Handful finally chopped parsley
Handful pine nuts                                                                                                                         Crème fraîche


Take a cast iron griddle and warm it up on a high heat for 5 minutes. Use this time to wash and dry the peppers, chillies and tomatoes. Reduce the heat to a medium and place the red peppers, unpeeled garlic, chillies and raw lemon on the hot griddle. Each one of them will need different time to cook. The red peppers will need about 8-10 minutes on each side. The garlic and its shell should take about 5-6 minutes on each side. The lemon about 8 minutes on each side and the little chillies 4 minutes on each side. Instead of looking at the watch for each ingredient I prefer to check on them every couple of minutes and when they are soft and have nice black grill lines on all sides (like in the picture bellow), I remove them from the heat.

While this is happening, half the tomatoes and cut out the core. Peel the beetroot and place the two in a blender. Add the preserved lemon (or if you're using raw lemon wait for it to finish grilling), olive oil, vinegar, sugar, salt and pepper. Remove all your ingredients from the griddle and let them cool for 5 minutes. Cut the red peppers and chillies in half and remove the seeds and stem.

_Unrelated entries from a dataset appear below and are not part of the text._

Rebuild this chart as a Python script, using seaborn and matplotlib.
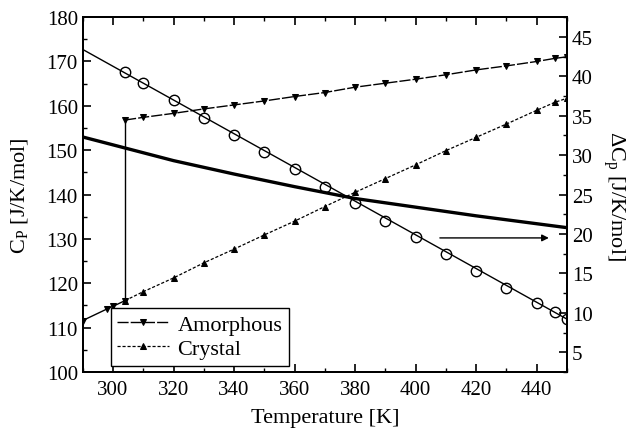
import matplotlib
matplotlib.use("Agg")
import matplotlib.pyplot as plt
from matplotlib.ticker import MultipleLocator
import seaborn as sns
import numpy as np

# ---------------- data ----------------
T_glass = [290, 298, 300, 304]
cp_glass = [111.6, 114.2, 114.8, 116.1]

T_pts = [304, 310, 320, 330, 340, 350, 360, 370, 380, 390, 400, 410, 420, 430, 440, 446, 450]
cp_amorph = [156.8, 157.4, 158.3, 159.3, 160.2, 161.1, 162.1, 163.0, 164.2, 165.1,
             166.0, 167.0, 168.1, 169.0, 170.0, 170.7, 171.05]
cp_cryst = [116.1, 118.1, 121.2, 124.6, 127.7, 130.9, 134.0, 137.3, 140.5, 143.6,
            146.7, 149.9, 152.9, 155.9, 159.0, 160.8, 161.7]
dcp_meas = [40.6, 39.2, 37.0, 34.7, 32.6, 30.4, 28.2, 26.0, 23.9, 21.7,
            19.6, 17.5, 15.3, 13.2, 11.2, 10.1, 9.2]

T_fit = [290, 450]
dcp_fit = [43.4, 9.2]

T_curve = [290, 300, 320, 340, 360, 380, 400, 420, 440, 450]
dcp_curve = [32.3, 31.3, 29.3, 27.6, 26.0, 24.5, 23.4, 22.3, 21.3, 20.8]

arrow_T = [408, 444]
arrow_dcp = 19.5

# ---------------- style ----------------
sns.set_theme(style="ticks")
plt.rcParams["font.family"] = ["Liberation Serif", "DejaVu Serif"]
plt.rcParams["mathtext.fontset"] = "custom"
plt.rcParams["mathtext.rm"] = "Liberation Serif"
plt.rcParams["mathtext.it"] = "Liberation Serif:italic"
plt.rcParams["font.size"] = 15
for key in ["text.color", "axes.labelcolor", "xtick.color", "ytick.color", "axes.edgecolor"]:
    plt.rcParams[key] = "black"

fig = plt.figure(figsize=(6.3, 4.31), dpi=100)
ax = fig.add_axes([0.1313, 0.1346, 0.7687, 0.8234])
ax2 = ax.twinx()

FS = 15
LFS = 16
k = "black"

# glass part + vertical jump (solid)
sns.lineplot(x=T_glass, y=cp_glass, ax=ax, color=k, lw=1.0, marker="v",
             markersize=5, mec=k, mfc=k, sort=False, estimator=None)
ax.plot([T_pts[0], T_pts[0]], [cp_cryst[0], cp_amorph[0]], color=k, lw=1.0)

# amorphous liquid (long dash)
sns.lineplot(x=T_pts, y=cp_amorph, ax=ax, color=k, lw=1.0, marker="v",
             markersize=5, mec=k, mfc=k, sort=False, estimator=None)
l_am = ax.lines[-1]
l_am.set_dashes([8, 1.5])

# crystal (short dash)
sns.lineplot(x=T_pts, y=cp_cryst, ax=ax, color=k, lw=0.9, marker="^",
             markersize=5, mec=k, mfc=k, sort=False, estimator=None)
l_cr = ax.lines[-1]
l_cr.set_dashes([2.5, 1.5])

# right axis: Delta Cp
sns.lineplot(x=T_fit, y=dcp_fit, ax=ax2, color=k, lw=1.0, sort=False, estimator=None)
sns.lineplot(x=T_pts, y=dcp_meas, ax=ax2, color=k, lw=0, marker="o",
             markersize=7.5, mec=k, mfc="none", mew=1.0, sort=False, estimator=None)
sns.lineplot(x=T_curve, y=dcp_curve, ax=ax2, color=k, lw=2.4, sort=False, estimator=None)

ax2.annotate("", xy=(arrow_T[1], arrow_dcp), xytext=(arrow_T[0], arrow_dcp),
             arrowprops=dict(arrowstyle="-|>", color=k, lw=1.0, mutation_scale=10,
                             shrinkA=0, shrinkB=0))

# axes limits / ticks
ax.set_xlim(290, 450)
ax.set_ylim(100, 180)
ax2.set_ylim(2.5, 47.5)

ax.xaxis.set_major_locator(MultipleLocator(20))
ax.xaxis.set_minor_locator(MultipleLocator(10))
ax.yaxis.set_major_locator(MultipleLocator(10))
ax.yaxis.set_minor_locator(MultipleLocator(5))
ax2.yaxis.set_major_locator(MultipleLocator(5))
ax2.yaxis.set_minor_locator(MultipleLocator(2.5))

ax.tick_params(axis="both", which="major", direction="in", length=5.5, width=1.2,
               labelsize=FS, top=True, right=False, colors=k)
ax.tick_params(axis="both", which="minor", direction="in", length=3, width=1.0,
               top=True, right=False)
ax.tick_params(axis="x", pad=6)
ax2.tick_params(axis="y", which="major", direction="in", length=5.5, width=1.2,
                labelsize=FS, left=False, right=True, colors=k)
ax2.tick_params(axis="y", which="minor", direction="in", length=3, width=1.0,
                left=False, right=True)

for a in (ax, ax2):
    for s in a.spines.values():
        s.set_linewidth(1.4)
        s.set_color(k)
        s.set_visible(True)

ax.set_xlabel("Temperature [K]", fontsize=LFS, labelpad=6)
ax.set_ylabel(r"C$_\mathrm{P}$ [J/K/mol]", fontsize=LFS, labelpad=12)
ax2.set_ylabel(r"$\Delta$C$_\mathrm{p}$ [J/K/mol]", fontsize=LFS, rotation=270, labelpad=24)

leg = ax.legend([l_am, l_cr], ["Amorphous", "Crystal"], loc="lower left",
                bbox_to_anchor=(0.058, 0.018), borderaxespad=0, fontsize=LFS,
                frameon=True, fancybox=False, framealpha=1, edgecolor=k,
                handlelength=2.3, handletextpad=0.4, labelspacing=0.15,
                borderpad=0.3)
leg.get_frame().set_linewidth(1.0)

fig.savefig("out.png", dpi=100)
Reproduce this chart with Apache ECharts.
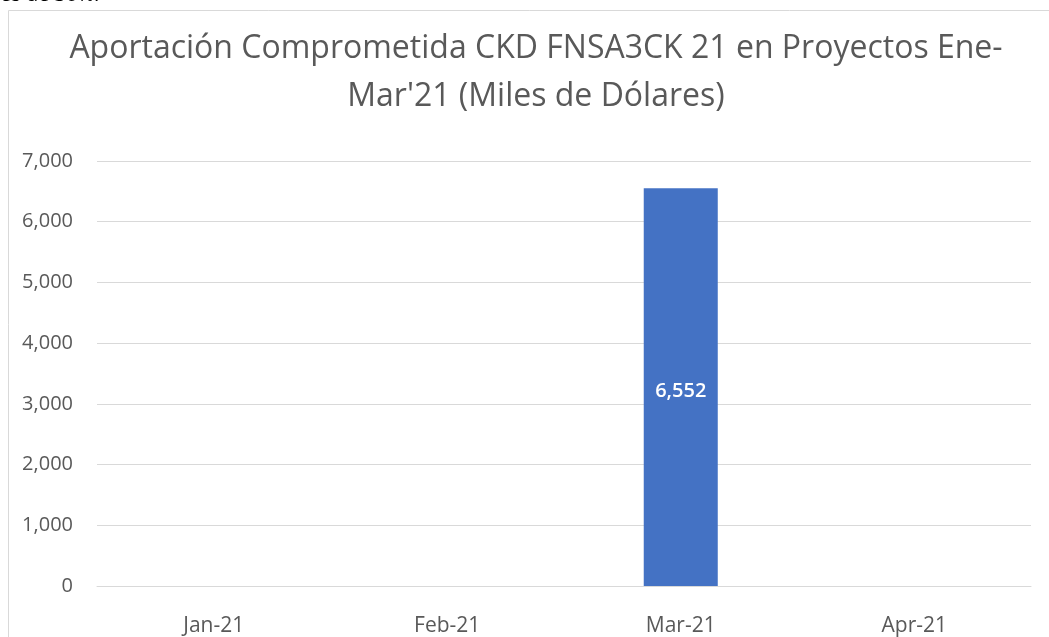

With your fingers, peel the garlic skins. Add the red peppers, chillies, garlic and a quarter of the lemon to the blender.

Blitz it all together until smooth. Taste and correct the flavour with extra salt and pepper. If you want more zing and a little more bitterness add the rest of the grilled lemon and blitz for another minute. Taste the soup, it should be very punchy, zingy and spicy almost too much. Don't worry! Let it cool in the fridge for 30 minutes to an hour and all the flavours will come down. For garnish dry roast some pine nuts on medium heat until golden. Add chopped parsley to serve. When serving, add some croutons, and a hearty spoon of Crème fraîche.